» **Data records**
--
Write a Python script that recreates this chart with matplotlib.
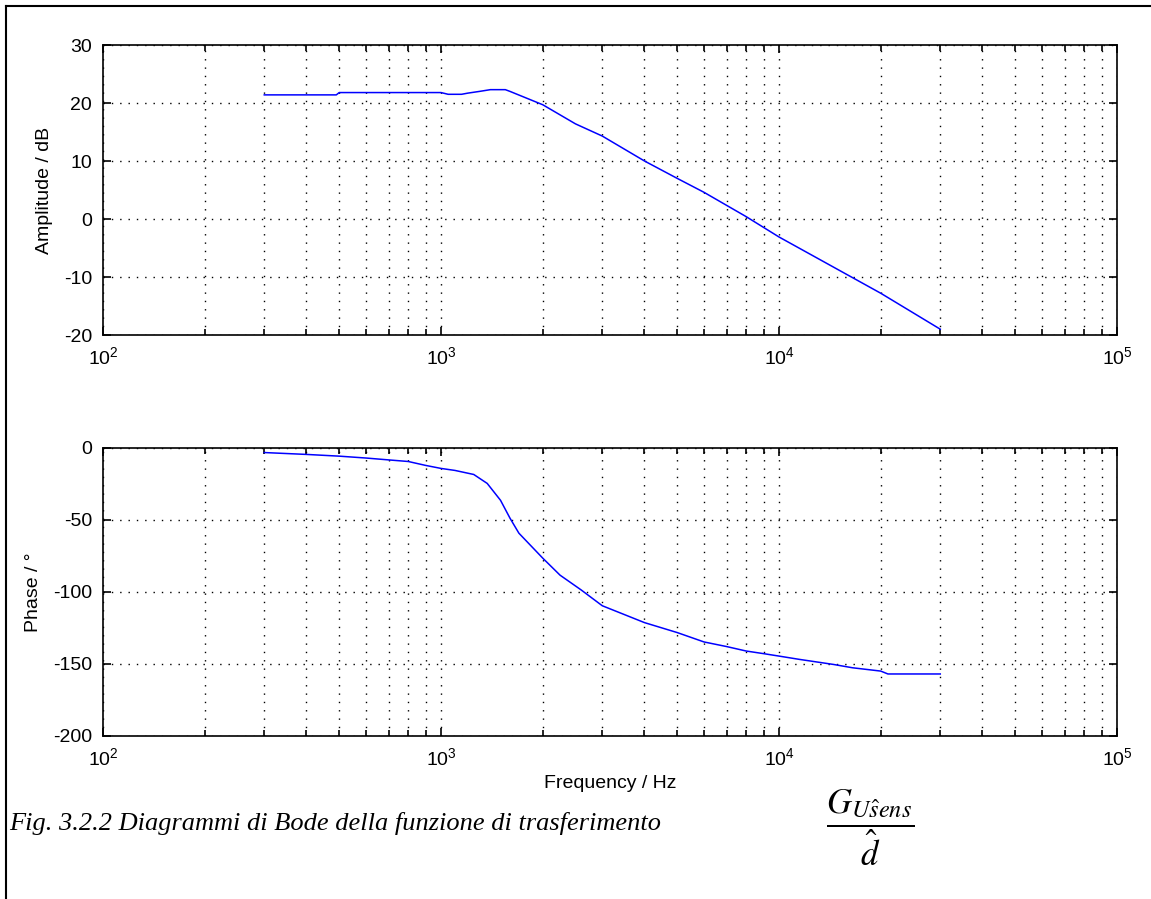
import matplotlib
matplotlib.use('Agg')
import matplotlib.pyplot as plt
from matplotlib.lines import Line2D
from matplotlib.ticker import LogLocator, NullFormatter

plt.rcParams['font.family'] = ['Liberation Sans', 'DejaVu Sans']
plt.rcParams['axes.unicode_minus'] = False
plt.rcParams['mathtext.fontset'] = 'custom'
plt.rcParams['mathtext.rm'] = 'Liberation Sans'

# amplitude data
freq_amp = [300, 400, 490, 500, 1000, 1050, 1150, 1200, 1300, 1400, 1550, 1600,
            2000, 2500, 3000, 4000, 5000, 6000, 8000, 10000, 20000, 30000]
amp_db = [21.4, 21.4, 21.4, 21.8, 21.8, 21.5, 21.5, 21.7, 22.0, 22.3, 22.3, 22.0,
          19.7, 16.4, 14.3, 10.0, 7.0, 4.6, 0.4, -3.1, -12.8, -19.0]

# phase data
freq_ph = [300, 400, 500, 600, 700, 800, 900, 1000, 1100, 1250, 1370, 1500, 1600,
           1700, 2000, 2250, 2600, 3000, 4000, 5000, 6000, 7000, 8000, 9000,
           10000, 11500, 14500, 16500, 20000, 21000, 30000]
phase_deg = [-3.5, -4.8, -6.0, -7.3, -8.6, -9.7, -12.4, -14.5, -15.9, -18.7, -24.9,
             -36.6, -49.0, -59.4, -76.7, -88.5, -98.8, -109.7, -121.4, -128.3,
             -134.8, -138.0, -141.1, -142.9, -144.6, -146.9, -150.4, -152.7,
             -155.0, -157.0, -157.0]

amp_ticks = [30, 20, 10, 0, -10, -20]
phase_ticks = [0, -50, -100, -150, -200]

W, H = 1151, 899
fig = plt.figure(figsize=(W / 100, H / 100), dpi=100)


def setup_axis(ax, ylim, yticks, ylabel):
    ax.set_xscale('log')
    ax.set_xlim(1e2, 1e5)
    ax.set_ylim(*ylim)
    ax.set_yticks(yticks)
    ax.xaxis.set_minor_locator(LogLocator(base=10, subs=range(2, 10)))
    ax.xaxis.set_minor_formatter(NullFormatter())
    ax.tick_params(which='both', direction='in', top=True, right=True,
                   labelsize=14, width=1.2, pad=8)
    ax.tick_params(which='major', length=6)
    ax.tick_params(which='minor', length=4)
    ax.grid(True, which='major', color='black', linestyle=(0, (1, 5)), lw=1)
    ax.grid(True, which='minor', axis='x', color='black', linestyle=(0, (1, 5)), lw=1)
    for s in ax.spines.values():
        s.set_linewidth(1.2)
    ax.set_ylabel(ylabel, fontsize=14, labelpad=8)


ax1 = fig.add_axes([103 / W, (H - 335) / H, 1014 / W, 290 / H])
ax1.plot(freq_amp, amp_db, color='blue', lw=1.1)
setup_axis(ax1, (-20, 30), amp_ticks, 'Amplitude / dB')

ax2 = fig.add_axes([103 / W, (H - 736) / H, 1014 / W, 288.5 / H])
ax2.plot(freq_ph, phase_deg, color='blue', lw=1.1)
setup_axis(ax2, (-200, 0), phase_ticks, 'Phase / °')
ax2.set_xlabel('Frequency / Hz', fontsize=14, labelpad=4)

# page border lines
fig.add_artist(Line2D([6 / W, 1], [1 - 6 / H, 1 - 6 / H], color='black', lw=1.5))
fig.add_artist(Line2D([6 / W, 6 / W], [0, 1 - 6 / H], color='black', lw=1.5))

# caption
fig.text(9 / W, 1 - 830 / H, 'Fig. 3.2.2 Diagrammi di Bode della funzione di trasferimento',
         family='Liberation Serif', style='italic', fontsize=19, va='baseline')
fig.text(870 / W, 1 - 828 / H, r'$\dfrac{G_{U\hat{s}ens}}{\hat{d}}$',
         math_fontfamily='stix', fontsize=25, ha='center', va='center')

fig.savefig('out.png', dpi=100)
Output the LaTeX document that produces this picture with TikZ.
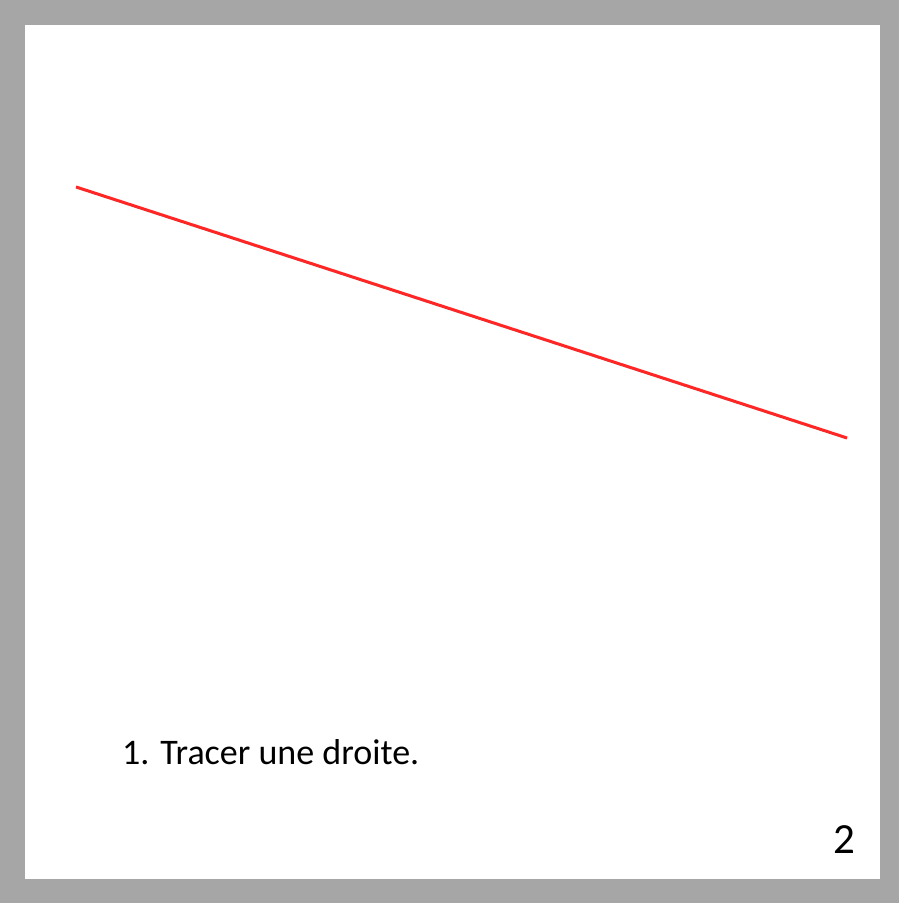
\documentclass[tikz,border=0pt]{standalone}
\usepackage{fontspec}
\setmainfont{Carlito}
\definecolor{cadre}{HTML}{A6A6A6}
\definecolor{rouge}{HTML}{FF2626}
\begin{document}
\begin{tikzpicture}[x=1pt,y=1pt]
  \tikzset{
    etape/.style={inner sep=0pt, font=\fontsize{36}{43}\selectfont},
    numero/.style={inner sep=0pt, font=\fontsize{43}{52}\selectfont},
    droite/.style={draw=rouge, line width=3pt}
  }
  \useasboundingbox (0,0) rectangle (899,903);

  % Cadre
  \fill[cadre] (0,0) rectangle (899,903);
  \fill[white] (25,24) rectangle (880,878);

  % Droite
  \coordinate (d1) at (76,716);
  \coordinate (d2) at (847,465);
  \draw[droite] (d1) -- (d2);

  % Textes
  \node[etape, anchor=base west] (texte) at (122,138) {1. Tracer une droite.};
  \node[numero, anchor=base east] (page) at (855,49) {2};
\end{tikzpicture}
\end{document}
--
» **Given request**
Your copy of the data above should match it exactly, except that pictures are left out.

» **Response**
Write a Python script that recreates this chart with matplotlib.
import matplotlib
matplotlib.use('Agg')
import matplotlib.pyplot as plt
from matplotlib.lines import Line2D
from matplotlib.ticker import LogLocator, NullFormatter

plt.rcParams['font.family'] = ['Liberation Sans', 'DejaVu Sans']
plt.rcParams['axes.unicode_minus'] = False
plt.rcParams['mathtext.fontset'] = 'custom'
plt.rcParams['mathtext.rm'] = 'Liberation Sans'

# amplitude data
freq_amp = [300, 400, 490, 500, 1000, 1050, 1150, 1200, 1300, 1400, 1550, 1600,
            2000, 2500, 3000, 4000, 5000, 6000, 8000, 10000, 20000, 30000]
amp_db = [21.4, 21.4, 21.4, 21.8, 21.8, 21.5, 21.5, 21.7, 22.0, 22.3, 22.3, 22.0,
          19.7, 16.4, 14.3, 10.0, 7.0, 4.6, 0.4, -3.1, -12.8, -19.0]

# phase data
freq_ph = [300, 400, 500, 600, 700, 800, 900, 1000, 1100, 1250, 1370, 1500, 1600,
           1700, 2000, 2250, 2600, 3000, 4000, 5000, 6000, 7000, 8000, 9000,
           10000, 11500, 14500, 16500, 20000, 21000, 30000]
phase_deg = [-3.5, -4.8, -6.0, -7.3, -8.6, -9.7, -12.4, -14.5, -15.9, -18.7, -24.9,
             -36.6, -49.0, -59.4, -76.7, -88.5, -98.8, -109.7, -121.4, -128.3,
             -134.8, -138.0, -141.1, -142.9, -144.6, -146.9, -150.4, -152.7,
             -155.0, -157.0, -157.0]

amp_ticks = [30, 20, 10, 0, -10, -20]
phase_ticks = [0, -50, -100, -150, -200]

W, H = 1151, 899
fig = plt.figure(figsize=(W / 100, H / 100), dpi=100)


def setup_axis(ax, ylim, yticks, ylabel):
    ax.set_xscale('log')
    ax.set_xlim(1e2, 1e5)
    ax.set_ylim(*ylim)
    ax.set_yticks(yticks)
    ax.xaxis.set_minor_locator(LogLocator(base=10, subs=range(2, 10)))
    ax.xaxis.set_minor_formatter(NullFormatter())
    ax.tick_params(which='both', direction='in', top=True, right=True,
                   labelsize=14, width=1.2, pad=8)
    ax.tick_params(which='major', length=6)
    ax.tick_params(which='minor', length=4)
    ax.grid(True, which='major', color='black', linestyle=(0, (1, 5)), lw=1)
    ax.grid(True, which='minor', axis='x', color='black', linestyle=(0, (1, 5)), lw=1)
    for s in ax.spines.values():
        s.set_linewidth(1.2)
    ax.set_ylabel(ylabel, fontsize=14, labelpad=8)


ax1 = fig.add_axes([103 / W, (H - 335) / H, 1014 / W, 290 / H])
ax1.plot(freq_amp, amp_db, color='blue', lw=1.1)
setup_axis(ax1, (-20, 30), amp_ticks, 'Amplitude / dB')

ax2 = fig.add_axes([103 / W, (H - 736) / H, 1014 / W, 288.5 / H])
ax2.plot(freq_ph, phase_deg, color='blue', lw=1.1)
setup_axis(ax2, (-200, 0), phase_ticks, 'Phase / °')
ax2.set_xlabel('Frequency / Hz', fontsize=14, labelpad=4)

# page border lines
fig.add_artist(Line2D([6 / W, 1], [1 - 6 / H, 1 - 6 / H], color='black', lw=1.5))
fig.add_artist(Line2D([6 / W, 6 / W], [0, 1 - 6 / H], color='black', lw=1.5))

# caption
fig.text(9 / W, 1 - 830 / H, 'Fig. 3.2.2 Diagrammi di Bode della funzione di trasferimento',
         family='Liberation Serif', style='italic', fontsize=19, va='baseline')
fig.text(870 / W, 1 - 828 / H, r'$\dfrac{G_{U\hat{s}ens}}{\hat{d}}$',
         math_fontfamily='stix', fontsize=25, ha='center', va='center')

fig.savefig('out.png', dpi=100)
Output the LaTeX document that produces this picture with TikZ.
\documentclass[tikz,border=0pt]{standalone}
\usepackage{fontspec}
\setmainfont{Carlito}
\definecolor{cadre}{HTML}{A6A6A6}
\definecolor{rouge}{HTML}{FF2626}
\begin{document}
\begin{tikzpicture}[x=1pt,y=1pt]
  \tikzset{
    etape/.style={inner sep=0pt, font=\fontsize{36}{43}\selectfont},
    numero/.style={inner sep=0pt, font=\fontsize{43}{52}\selectfont},
    droite/.style={draw=rouge, line width=3pt}
  }
  \useasboundingbox (0,0) rectangle (899,903);

  % Cadre
  \fill[cadre] (0,0) rectangle (899,903);
  \fill[white] (25,24) rectangle (880,878);

  % Droite
  \coordinate (d1) at (76,716);
  \coordinate (d2) at (847,465);
  \draw[droite] (d1) -- (d2);

  % Textes
  \node[etape, anchor=base west] (texte) at (122,138) {1. Tracer une droite.};
  \node[numero, anchor=base east] (page) at (855,49) {2};
\end{tikzpicture}
\end{document}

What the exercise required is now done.